Oh my God.  Oh my God, Oh my God, Oh my God.
Remember how I told you that I am the laziest person who ever walked the face of the earth in my mother's eyes?  Forget about trust fund babies, or royalty, or children who couldn't hit a hamper with a pair of dirty undies if their lives depended on it.  No, in case you ever wondered, I am the laziest person, ever.  I have made peace with this, mostly.  It is still irritating, and insulting, but I know it comes from love, and my mom is a great lady who I adore, and I'm living in her house, so I'm willing to let it slide.
As I am writing this, it is Sunday night.  SUNDAY.  Day of rest.  Tomorrow, I will go back to a three hour variety show rehearsal, a meeting with my contractor, answering work emails, walking the dog, shuttling the child to and fro, and probably collapsing into bed at 8:30.  I started today by reading in bed, my second favorite morning activity.  Then, I had to work for a few hours.  SUNDAY.  Then I got a big bag of the good rolls from the place in the city, after having a delicious lunch with my husband and daughter, and we came home.  I read in the backyard, and, when it got too hot, I took a nap on my bed inside.
WHILE I WAS ASLEEP, the decision was made that we would make hamburgers, and that Rob (or Poor Rob, I should call him) would go to the store and get all the stuff.  I eschewed cocktails and hors d'oeuvres in favor of continuing to read* and when I went into the kitchen to help, it was too crowded in there, so I went to the family room and flipped through a magazine.  We were called to dinner.  My mother made it very clear to me, without needing many words at all,  that I had been lounging around long enough, and I would clean up after.  That's completely fine, I don't mind, but insulting because I can feel her judgment wash over me, and I know immediately the stock she's taken in my day: I neglected to walk my dog.  I went to lunch again, I read for a long time and took a nap.  But most of all, my husband went to the grocery store and formed patties.  Fuck me, I thought it was SUNDAY.
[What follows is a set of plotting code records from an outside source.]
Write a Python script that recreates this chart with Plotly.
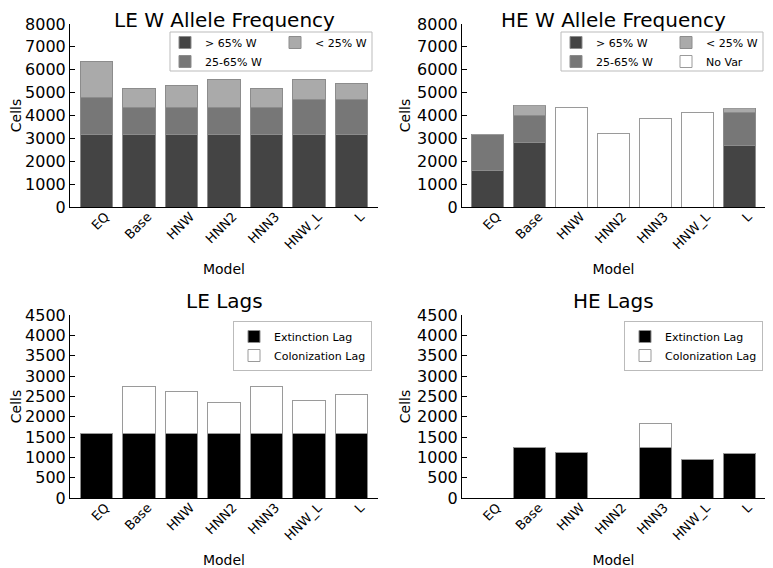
import plotly.graph_objects as go

models = ["EQ", "Base", "HNW", "HNN2", "HNN3", "HNW_L", "L"]

# LE W allele frequency (cells)
le_high = [3190, 3190, 3190, 3190, 3190, 3190, 3190]
le_mid = [1580, 1180, 1180, 1180, 1180, 1490, 1490]
le_low = [1570, 830, 960, 1220, 830, 875, 725]

# HE W allele frequency (cells)
he_high = [1580, 2835, 0, 0, 0, 0, 2690]
he_mid = [1600, 1185, 0, 0, 0, 0, 1460]
he_low = [0, 425, 0, 0, 0, 0, 150]
he_novar = [0, 0, 4330, 3200, 3860, 4125, 0]

# Lags (cells)
le_ext = [1590, 1590, 1590, 1590, 1590, 1590, 1590]
le_col = [0, 1140, 1030, 770, 1140, 800, 945]
he_ext = [0, 1242, 1129, 0, 1242, 957, 1095]
he_col = [0, 0, 0, 0, 590, 0, 0]

titles = ["LE W Allele Frequency", "HE W Allele Frequency", "LE Lags", "HE Lags"]

# page body has an 8px margin: the figure is drawn 8px in from the top-left
OFF = 8
FW, FH = 773 - OFF, 568 - OFF
FONT = "DejaVu Sans"
C_HIGH, C_MID, C_LOW = "#444444", "#777777", "#aaaaaa"
EDGE = "#8c8c8c"

fig = go.Figure()

def bar(x, y, name, color, xa, ya, legend, edge=EDGE):
    fig.add_trace(go.Bar(x=x, y=y, name=name, xaxis=xa, yaxis=ya, legend=legend,
                         marker=dict(color=color, line=dict(color=edge, width=1))))

bar(models, le_high, "> 65% W", C_HIGH, "x", "y", "legend")
bar(models, le_mid, "25-65% W", C_MID, "x", "y", "legend")
bar(models, le_low, "< 25% W", C_LOW, "x", "y", "legend2")

bar(models, he_high, "> 65% W", C_HIGH, "x2", "y2", "legend3")
bar(models, he_mid, "25-65% W", C_MID, "x2", "y2", "legend3")
bar(models, he_low, "< 25% W", C_LOW, "x2", "y2", "legend4")
bar(models, he_novar, "No Var", "#ffffff", "x2", "y2", "legend4", edge="#9a9a9a")

bar(models, le_ext, "Extinction Lag", "#000000", "x3", "y3", "legend5")
bar(models, le_col, "Colonization Lag", "#ffffff", "x3", "y3", "legend5", edge="#9a9a9a")
bar(models, he_ext, "Extinction Lag", "#000000", "x4", "y4", "legend6")
bar(models, he_col, "Colonization Lag", "#ffffff", "x4", "y4", "legend6", edge="#9a9a9a")

def fx(px):
    return (px - OFF) / FW

def fy(px):
    return 1 - (px - OFF) / FH

def px_x(a, b):
    return [fx(a), fx(b)]

def px_y(top, bottom):
    return [fy(bottom), fy(top)]

xdoms = [px_x(70, 378), px_x(462, 765), px_x(70, 378), px_x(462, 765)]
ydoms = [px_y(24, 207), px_y(24, 207), px_y(315, 498), px_y(315, 498)]
yranges = [[0, 8000], [0, 8000], [0, 4500], [0, 4500]]
ydticks = [1000, 1000, 500, 500]

layout = dict(
    template="none",
    width=FW, height=FH, margin=dict(l=0, r=0, t=0, b=0, autoexpand=False),
    plot_bgcolor="white", paper_bgcolor="white",
    barmode="stack", bargap=0.235,
    font=dict(family=FONT, color="black"),
)

for i in range(4):
    sx = "" if i == 0 else str(i + 1)
    layout["xaxis" + sx] = dict(
        domain=xdoms[i], anchor="y" + sx, type="category", range=[-0.62, 6.62],
        automargin=False,
        showline=True, linecolor="black", linewidth=1, ticks="", showgrid=False,
        zeroline=False,
        tickangle=-45, tickfont=dict(size=13, family=FONT, color="black"),
        ticklabelshift=9, ticklabelstandoff=-4,
        title=dict(text="Model", font=dict(size=14, family=FONT, color="black"), standoff=12),
    )
    layout["yaxis" + sx] = dict(
        domain=ydoms[i], anchor="x" + sx, range=yranges[i], dtick=ydticks[i],
        automargin=False,
        showline=True, linecolor="black", linewidth=1, ticks="inside", ticklen=5,
        tickcolor="black", showgrid=False, zeroline=False,
        tickfont=dict(size=16, family=FONT, color="black"),
        title=dict(text="Cells", font=dict(size=14, family=FONT, color="black"), standoff=3),
    )

def leg(xpx, ypx, xanchor="left", border=0):
    return dict(x=fx(xpx), y=fy(ypx), xanchor=xanchor, yanchor="top",
                bgcolor="rgba(0,0,0,0)", bordercolor="#bbbbbb", borderwidth=border,
                traceorder="normal",
                font=dict(size=11, family=FONT, color="black"), tracegroupgap=0)

layout["legend"] = leg(165, 28)
layout["legend2"] = leg(275, 28)
layout["legend3"] = leg(556, 28)
layout["legend4"] = leg(666, 28)
layout["legend5"] = leg(372, 321, xanchor="right", border=1)
layout["legend6"] = leg(763, 321, xanchor="right", border=1)

annotations = []
for i, t in enumerate(titles):
    cx = (xdoms[i][0] + xdoms[i][1]) / 2
    annotations.append(dict(text=t, x=cx, y=ydoms[i][1], xref="paper", yref="paper",
                            xanchor="center", yanchor="bottom", showarrow=False,
                            yshift=-10 if i < 2 else 0,
                            font=dict(size=20, family=FONT, color="black")))
layout["annotations"] = annotations

shapes = []
for (a, b) in [(170, 372), (561, 763)]:
    shapes.append(dict(type="rect", xref="paper", yref="paper",
                       x0=fx(a), x1=fx(b), y0=fy(71), y1=fy(32),
                       line=dict(color="#bbbbbb", width=1), fillcolor="rgba(0,0,0,0)"))
layout["shapes"] = shapes

fig.update_layout(**layout)
fig.write_html("out.html")
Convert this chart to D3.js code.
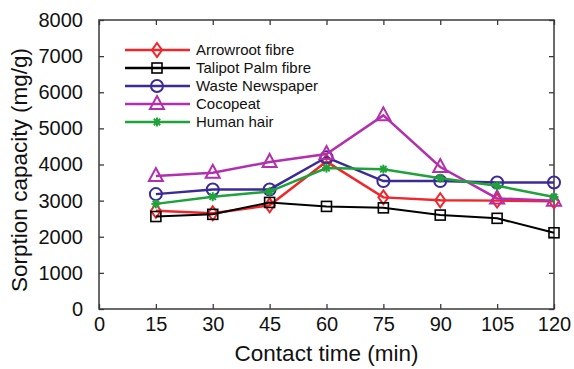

The magic of this, is that no one can see and feel what I see and feel when it comes to my mom.  If I mentioned this to my husband, he might think I was crazy, and say, "so what?"  and he would be correct on both counts.  Luckily, my dad plied me with red wine.
I keep telling myself over and over: It doesn't matter.  You'll never, ever win.  In the game of housewife, you are, and forever will be, the ultimate loser.  Relax.  Take a deep breath.  It comes from love.  It comes from love.  It comes from fucking love!!!"
* I'm reading Rob Lowe's autobiography.  It's a little over written in some parts (he uses the word zeitgeist a little too often, but otherwise pretty good.  I recommend it.
 
1 comment:
I read Rob Lowe's book and thought it was okay. I'm not a big fan of his but I like bios.